On 10/03/2025 11:11, Philipp Stanner wrote:
> On Mon, 2025-03-10 at 09:55 +0000, Tvrtko Ursulin wrote:
>>
>> On 07/03/2025 18:06, Philipp Stanner wrote:
>>> On Fri, 2025-03-07 at 16:59 +0000, Tvrtko Ursulin wrote:
>>>>
>>>> On 07/03/2025 13:41, Philipp Stanner wrote:
>>>>> Hi,
>>>>>
>>>>> You forgot to put folks in CC as recipents for the cover letter
>>>>> :(
>>>>>
>>>>>
>>>>> On Thu, 2025-03-06 at 17:05 +0000, Tvrtko Ursulin wrote:
>>>>>> Move some options out into a new debug specific kconfig file
>>>>>> in
>>>>>> order
>>>>>> to
>>>>>> make things a bit cleaner.
>>>>>>
>>>>>> Signed-off-by: Tvrtko Ursulin <tvrtko.ursulin at igalia.com>
>>>>>> Cc: Christian König <christian.koenig at amd.com>
>>>>>> Cc: Danilo Krummrich <dakr at kernel.org>
>>>>>> Cc: Matthew Brost <matthew.brost at intel.com>
>>>>>> Cc: Philipp Stanner <phasta at kernel.org>
>>>>>
>>>>> We all have our individual work flows, so don't take this as
>>>>> lecturing
>>>>> or anything – I just suspect that I was forgotten in the cover
>>>>> letter
>>>>> because you Cc people by hand in the individual patches.
>>>>>
>>>>> What I do is that I run get_maintainer and then put the
>>>>> individuals
>>>>> listed there into the --to= field.

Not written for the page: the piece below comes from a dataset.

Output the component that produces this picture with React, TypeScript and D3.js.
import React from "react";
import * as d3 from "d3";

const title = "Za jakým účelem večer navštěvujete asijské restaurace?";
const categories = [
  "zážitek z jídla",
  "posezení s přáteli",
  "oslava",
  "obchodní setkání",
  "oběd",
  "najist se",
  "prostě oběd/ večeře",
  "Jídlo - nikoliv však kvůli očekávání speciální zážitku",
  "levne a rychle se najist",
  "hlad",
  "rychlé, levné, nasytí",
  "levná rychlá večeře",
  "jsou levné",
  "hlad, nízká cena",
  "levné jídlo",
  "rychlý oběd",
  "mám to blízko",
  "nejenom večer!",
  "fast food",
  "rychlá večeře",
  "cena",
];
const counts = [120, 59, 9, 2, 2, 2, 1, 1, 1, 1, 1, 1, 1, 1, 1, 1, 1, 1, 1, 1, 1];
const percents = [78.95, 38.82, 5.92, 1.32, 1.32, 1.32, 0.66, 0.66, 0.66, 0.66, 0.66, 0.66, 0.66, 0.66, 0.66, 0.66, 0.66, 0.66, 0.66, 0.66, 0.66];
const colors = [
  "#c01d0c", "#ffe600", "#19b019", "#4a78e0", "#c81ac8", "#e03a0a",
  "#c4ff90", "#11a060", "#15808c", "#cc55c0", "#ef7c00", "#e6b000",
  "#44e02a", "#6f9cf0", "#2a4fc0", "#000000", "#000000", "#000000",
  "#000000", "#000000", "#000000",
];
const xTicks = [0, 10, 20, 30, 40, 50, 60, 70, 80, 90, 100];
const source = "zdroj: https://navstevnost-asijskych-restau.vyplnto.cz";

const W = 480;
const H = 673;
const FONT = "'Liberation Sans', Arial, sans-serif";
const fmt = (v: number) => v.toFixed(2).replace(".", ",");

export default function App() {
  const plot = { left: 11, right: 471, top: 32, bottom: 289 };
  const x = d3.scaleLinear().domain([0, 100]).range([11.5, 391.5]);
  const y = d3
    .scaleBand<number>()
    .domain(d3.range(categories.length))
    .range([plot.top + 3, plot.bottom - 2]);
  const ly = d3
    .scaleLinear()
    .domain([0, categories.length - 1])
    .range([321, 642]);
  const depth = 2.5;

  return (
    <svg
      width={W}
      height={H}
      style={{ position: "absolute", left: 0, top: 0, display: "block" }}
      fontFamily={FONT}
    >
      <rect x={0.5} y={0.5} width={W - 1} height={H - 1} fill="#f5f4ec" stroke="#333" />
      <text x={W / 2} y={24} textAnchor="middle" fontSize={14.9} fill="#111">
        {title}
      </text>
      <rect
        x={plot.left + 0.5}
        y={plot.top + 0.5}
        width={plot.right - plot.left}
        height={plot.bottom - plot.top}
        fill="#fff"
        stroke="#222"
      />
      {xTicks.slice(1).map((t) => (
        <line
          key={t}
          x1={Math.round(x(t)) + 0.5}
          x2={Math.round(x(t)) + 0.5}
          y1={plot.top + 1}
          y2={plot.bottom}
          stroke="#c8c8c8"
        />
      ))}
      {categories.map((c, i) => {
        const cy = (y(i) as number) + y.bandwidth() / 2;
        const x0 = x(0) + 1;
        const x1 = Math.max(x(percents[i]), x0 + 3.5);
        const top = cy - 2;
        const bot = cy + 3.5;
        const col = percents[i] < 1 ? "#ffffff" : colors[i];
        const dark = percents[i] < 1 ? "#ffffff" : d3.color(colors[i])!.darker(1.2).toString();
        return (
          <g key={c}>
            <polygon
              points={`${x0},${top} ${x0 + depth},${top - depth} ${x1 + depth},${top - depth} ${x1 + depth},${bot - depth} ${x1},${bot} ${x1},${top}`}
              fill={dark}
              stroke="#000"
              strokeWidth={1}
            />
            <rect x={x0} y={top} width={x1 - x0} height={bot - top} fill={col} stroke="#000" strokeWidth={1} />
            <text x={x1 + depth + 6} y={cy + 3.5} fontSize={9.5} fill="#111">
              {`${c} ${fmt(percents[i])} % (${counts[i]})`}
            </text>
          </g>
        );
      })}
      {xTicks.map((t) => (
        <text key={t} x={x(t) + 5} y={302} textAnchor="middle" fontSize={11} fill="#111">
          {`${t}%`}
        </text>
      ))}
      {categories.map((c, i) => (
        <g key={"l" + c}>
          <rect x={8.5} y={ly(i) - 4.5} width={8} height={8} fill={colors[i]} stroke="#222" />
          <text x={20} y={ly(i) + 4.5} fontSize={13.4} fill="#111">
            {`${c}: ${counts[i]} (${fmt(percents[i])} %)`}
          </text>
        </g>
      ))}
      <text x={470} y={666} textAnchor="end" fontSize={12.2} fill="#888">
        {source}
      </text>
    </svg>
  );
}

That sends the entire series
>>>>> to
>>>>> all
>>>>> of them.
>>>>>
>>>>> Only sometimes, when there's a huge list of recipents or when
>>>>> the
>>>>> patches of a series are very independent, I deviate from that
>>>>> rule.
>>>>>
>>>>> JFYI
>>>>
>>>> Notice it was there in v3, I just omitted to paste it this time.
>>>>
>>>>> Anyways, we have a bigger problem about the entire series. I
>>>>> now
>>>>> tested
>>>>> again with the same setup as yesterday and the faults are
>>>>> indeed
>>>>> gone,
>>>>> so that's good.
>>>>>
>>>>> But to be sure I then did run kmemleak and got a list of leaks
>>>>> that
>>>>> is
>>>>> more than 2000 lines long.
>>>>
>>>> There is this comment for drm_sched_fini which ends with:
>>>>
>>>> """
>>>> ...
>>>>     * This stops submission of new jobs to the hardware through
>>>>     * drm_sched_backend_ops.run_job(). Consequently,
>>>> drm_sched_backend_ops.free_job()
>>>>     * will not be called for all jobs still in
>>>> drm_gpu_scheduler.pending_list.
>>>>     * There is no solution for this currently. Thus, it is up to
>>>> the
>>>> driver to make
>>>>     * sure that:
>>>>     *
>>>>     *  a) drm_sched_fini() is only called after for all submitted
>>>> jobs
>>>>     *     drm_sched_backend_ops.free_job() has been called or that
>>>>     *  b) the jobs for which drm_sched_backend_ops.free_job() has
>>>> not
>>>> been
>>>> called
>>>>     *     after drm_sched_fini() ran are freed manually.
>>>>     *
>>>>
>>>>     * FIXME: Take care of the above problem and prevent this
>>>> function
>>>> from
>>>> leaking
>>>>     * the jobs in drm_gpu_scheduler.pending_list under any
>>>> circumstances.
>>>> """
>>>>
>>>> I got bitten by that. Keep forgetting how fragile the thing is..
>>>> :(
>>>
>>> argh damn, those are *all* from the pending_list?!
>>
>> Right, all leaks I saw were from the drm_sched_basic_entity_cleanup
>> test. All other tests actually wait for jobs to finish so can't hit
>> that.
>>
>> Fix was simply to add a drm_sched_job_cleanup call when unwinding
>> unfinished mock scheduler jobs from drm_mock_sched_fini, which
>> happens
>> before calling drm_sched_fini.
>>
>> That's pretty much how things are expected to be handled AFAIU.
>>
>>> OK. Well.
>>>
>>> Now we've got a philosophical problem:
>>>
>>> We still have to fix those leaks (I'm still working on it, but my
>>> current attempt has failed and I probably fall back to a refcount
>>> solution).
>>
>> You propose to move the responsibility of cleaning up in-flight jobs
>> to
>> the scheduler core?
> 
> The scheduler core is already and has always been responsible for
> cleaning up "in-flight jobs". It does so through
> backend_ops.free_job(). And we prevent it from cleaning up all jobs by
> cancelling the work items in drm_sched_fini().
> 
> Semantically, the scheduler is the one in charge of the job life times.
> 
> As of right now, every single driver is effectively forced to implement
> the same logic, but they have implemented it in different ways (Xe
> refcounts the scheduler and only calls drm_sched_fini() once refcnt ==
> 0, Nouveau maintains a copy of the pending_list, blocking for it to
> become empty before calling drm_sched_fini())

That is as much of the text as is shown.